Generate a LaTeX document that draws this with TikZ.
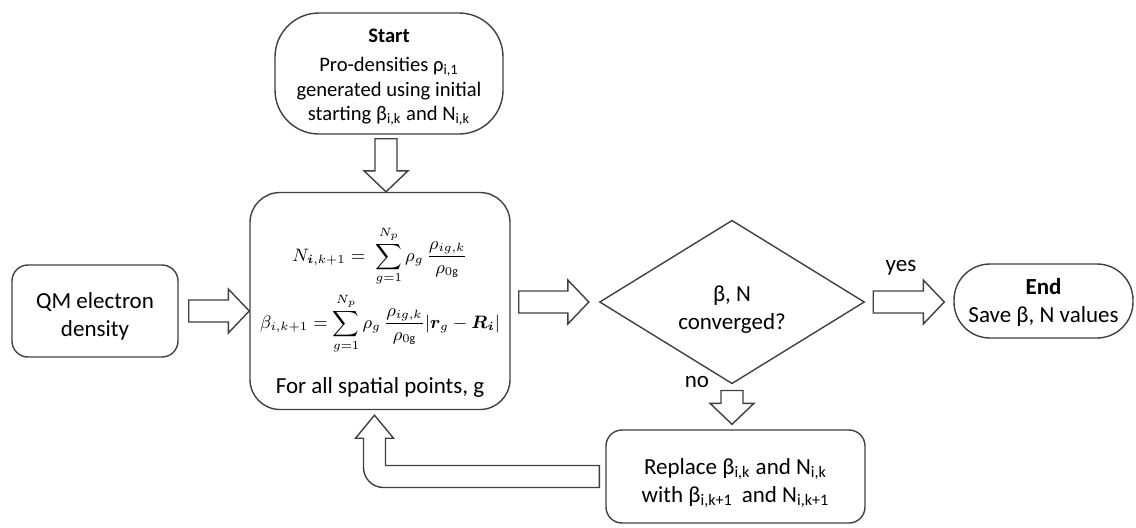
\documentclass[tikz,border=0pt]{standalone}
\usepackage{amsmath}
\usepackage{bm}
\usepackage{fontspec}
\setmainfont{Carlito}
\usetikzlibrary{calc,shapes.geometric}

\definecolor{linegray}{RGB}{64,64,64}
\newcommand{\arrshaft}{5.5pt}
\newcommand{\arrheadw}{11pt}
\newcommand{\arrheadl}{10.5pt}
% hollow block arrow: from, to, gap at start, gap at tip
\newcommand{\fatarrow}[4]{%
  \pgfmathsetlengthmacro{\arrback}{#4+\arrheadl}%
  \draw[fat] ($(#1)!#3!(#2)!\arrshaft!90:(#2)$) -- ($(#2)!\arrback!(#1)!\arrshaft!90:(#2)$)
    -- ($(#2)!\arrback!(#1)!\arrheadw!90:(#2)$) -- ($(#2)!#4!(#1)$)
    -- ($(#2)!\arrback!(#1)!\arrheadw!-90:(#2)$) -- ($(#2)!\arrback!(#1)!\arrshaft!-90:(#2)$)
    -- ($(#1)!#3!(#2)!\arrshaft!-90:(#2)$) -- cycle;}
% centred lines, set a little low in their box
\newcommand{\boxtext}[2][-3pt]{\raisebox{#1}[\height][\depth]{\begin{tabular}{@{}c@{}}#2\end{tabular}}}
\newcommand{\eqsize}{\fontsize{9}{11}\selectfont}

\begin{document}
\begin{tikzpicture}[x=0.5pt, y=-0.5pt, font=\fontsize{11.5}{14}\selectfont,
    box/.style={draw=linegray, line width=0.7pt, inner sep=0pt},
    fat/.style={draw=linegray, line width=0.7pt, fill=white, line join=miter}]
                \useasboundingbox (0,0) rectangle (1136,527);
                \node[box, rounded corners=22pt, minimum width=114pt, minimum height=60.5pt, font=\fontsize{10.3}{12.2}\selectfont] (start) at (389,73.5)
                    {\boxtext[-1.5pt]{\textbf{Start}\\[2.5pt] Pro-densities ρ\textsubscript{i,1}\\generated using initial\\starting β\textsubscript{i,k} and N\textsubscript{i,k}}};
                \node[box, rounded corners=15pt, minimum width=130pt, minimum height=108.5pt] (main) at (380,301)
                    {\boxtext[-6.6pt]{{\eqsize$\displaystyle N_{\bm{i},k+1} =\; \sum_{g=1}^{N_p}\rho_g\,\frac{\rho_{ig,k}}{\rho_{0\mathrm{g}}}$}\\[4.75pt]\noalign{\vskip 3.5pt}
                     {\eqsize$\displaystyle \beta_{i,k+1} = \sum_{g=1}^{N_p}\rho_g\,\frac{\rho_{ig,k}}{\rho_{0\mathrm{g}}}\lvert\bm{r}_g-\bm{R_i}\rvert$}\\[13pt]\noalign{\vskip 5.75pt}
                     For all spatial points, g}};
                \node[box, rounded corners=8pt, minimum width=83pt, minimum height=46pt] (qm) at (95,311) {\boxtext{QM electron\\density}};
                \node[box, diamond, minimum width=132.5pt, minimum height=58pt] (dia) at (732,302) {\boxtext[-4pt]{β, N\\converged?}};
                \node[box, rounded corners=18pt, minimum width=89.5pt, minimum height=37pt] (end) at (1043.5,301) {\boxtext[-1pt]{\textbf{End}\\Save β, N values}};
                \node[box, rounded corners=8pt, minimum width=129.5pt, minimum height=46.5pt] (rep) at (735.5,476.5)
                    {\boxtext{Replace β\textsubscript{i,k} and N\textsubscript{i,k}\\with β\textsubscript{i,k+1}\, and N\textsubscript{i,k+1}}};
                \node (yes) at (901,268) {yes};
                \node (no) at (697,382) {no};
                \coordinate (startout) at ([xshift=-1.5pt]start.south);
                \fatarrow{startout}{main.north -| startout}{2pt}{0pt}
                \fatarrow{qm.east}{main.west |- qm.east}{5pt}{0pt}
                \fatarrow{main.east |- dia.west}{dia.west}{4pt}{5pt}
                \fatarrow{dia.east}{end.west |- dia.east}{4pt}{4.5pt}
                \fatarrow{dia.south}{rep.north -| dia.south}{3pt}{2.5pt}
                \draw[fat] let \p1=([xshift=-3pt]rep.west), \p2=([xshift=-2.75pt,yshift=-2.5pt]main.south) in
                    (\x1,\y1+5.5pt) -- (\x2+5.5pt,\y1+5.5pt) -- (\x2+5.5pt,\y2-11.5pt) -- (\x2+9.5pt,\y2-11.5pt) -- (\p2)
                    -- (\x2-9.5pt,\y2-11.5pt) -- (\x2-5.5pt,\y2-11.5pt) -- (\x2-5.5pt,\y1+4.5pt)
                    arc[start angle=180, end angle=270, radius=10pt] -- (\x1,\y1-5.5pt) -- cycle;
              \end{tikzpicture}
\end{document}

(Prompt)
Output all of the data exactly as it stands, minus any images.

(Correct answer)
Generate a LaTeX document that draws this with TikZ.
\documentclass[tikz,border=0pt]{standalone}
\usepackage{amsmath}
\usepackage{bm}
\usepackage{fontspec}
\setmainfont{Carlito}
\usetikzlibrary{calc,shapes.geometric}

\definecolor{linegray}{RGB}{64,64,64}
\newcommand{\arrshaft}{5.5pt}
\newcommand{\arrheadw}{11pt}
\newcommand{\arrheadl}{10.5pt}
% hollow block arrow: from, to, gap at start, gap at tip
\newcommand{\fatarrow}[4]{%
  \pgfmathsetlengthmacro{\arrback}{#4+\arrheadl}%
  \draw[fat] ($(#1)!#3!(#2)!\arrshaft!90:(#2)$) -- ($(#2)!\arrback!(#1)!\arrshaft!90:(#2)$)
    -- ($(#2)!\arrback!(#1)!\arrheadw!90:(#2)$) -- ($(#2)!#4!(#1)$)
    -- ($(#2)!\arrback!(#1)!\arrheadw!-90:(#2)$) -- ($(#2)!\arrback!(#1)!\arrshaft!-90:(#2)$)
    -- ($(#1)!#3!(#2)!\arrshaft!-90:(#2)$) -- cycle;}
% centred lines, set a little low in their box
\newcommand{\boxtext}[2][-3pt]{\raisebox{#1}[\height][\depth]{\begin{tabular}{@{}c@{}}#2\end{tabular}}}
\newcommand{\eqsize}{\fontsize{9}{11}\selectfont}

\begin{document}
\begin{tikzpicture}[x=0.5pt, y=-0.5pt, font=\fontsize{11.5}{14}\selectfont,
    box/.style={draw=linegray, line width=0.7pt, inner sep=0pt},
    fat/.style={draw=linegray, line width=0.7pt, fill=white, line join=miter}]
                \useasboundingbox (0,0) rectangle (1136,527);
                \node[box, rounded corners=22pt, minimum width=114pt, minimum height=60.5pt, font=\fontsize{10.3}{12.2}\selectfont] (start) at (389,73.5)
                    {\boxtext[-1.5pt]{\textbf{Start}\\[2.5pt] Pro-densities ρ\textsubscript{i,1}\\generated using initial\\starting β\textsubscript{i,k} and N\textsubscript{i,k}}};
                \node[box, rounded corners=15pt, minimum width=130pt, minimum height=108.5pt] (main) at (380,301)
                    {\boxtext[-6.6pt]{{\eqsize$\displaystyle N_{\bm{i},k+1} =\; \sum_{g=1}^{N_p}\rho_g\,\frac{\rho_{ig,k}}{\rho_{0\mathrm{g}}}$}\\[4.75pt]\noalign{\vskip 3.5pt}
                     {\eqsize$\displaystyle \beta_{i,k+1} = \sum_{g=1}^{N_p}\rho_g\,\frac{\rho_{ig,k}}{\rho_{0\mathrm{g}}}\lvert\bm{r}_g-\bm{R_i}\rvert$}\\[13pt]\noalign{\vskip 5.75pt}
                     For all spatial points, g}};
                \node[box, rounded corners=8pt, minimum width=83pt, minimum height=46pt] (qm) at (95,311) {\boxtext{QM electron\\density}};
                \node[box, diamond, minimum width=132.5pt, minimum height=58pt] (dia) at (732,302) {\boxtext[-4pt]{β, N\\converged?}};
                \node[box, rounded corners=18pt, minimum width=89.5pt, minimum height=37pt] (end) at (1043.5,301) {\boxtext[-1pt]{\textbf{End}\\Save β, N values}};
                \node[box, rounded corners=8pt, minimum width=129.5pt, minimum height=46.5pt] (rep) at (735.5,476.5)
                    {\boxtext{Replace β\textsubscript{i,k} and N\textsubscript{i,k}\\with β\textsubscript{i,k+1}\, and N\textsubscript{i,k+1}}};
                \node (yes) at (901,268) {yes};
                \node (no) at (697,382) {no};
                \coordinate (startout) at ([xshift=-1.5pt]start.south);
                \fatarrow{startout}{main.north -| startout}{2pt}{0pt}
                \fatarrow{qm.east}{main.west |- qm.east}{5pt}{0pt}
                \fatarrow{main.east |- dia.west}{dia.west}{4pt}{5pt}
                \fatarrow{dia.east}{end.west |- dia.east}{4pt}{4.5pt}
                \fatarrow{dia.south}{rep.north -| dia.south}{3pt}{2.5pt}
                \draw[fat] let \p1=([xshift=-3pt]rep.west), \p2=([xshift=-2.75pt,yshift=-2.5pt]main.south) in
                    (\x1,\y1+5.5pt) -- (\x2+5.5pt,\y1+5.5pt) -- (\x2+5.5pt,\y2-11.5pt) -- (\x2+9.5pt,\y2-11.5pt) -- (\p2)
                    -- (\x2-9.5pt,\y2-11.5pt) -- (\x2-5.5pt,\y2-11.5pt) -- (\x2-5.5pt,\y1+4.5pt)
                    arc[start angle=180, end angle=270, radius=10pt] -- (\x1,\y1-5.5pt) -- cycle;
              \end{tikzpicture}
\end{document}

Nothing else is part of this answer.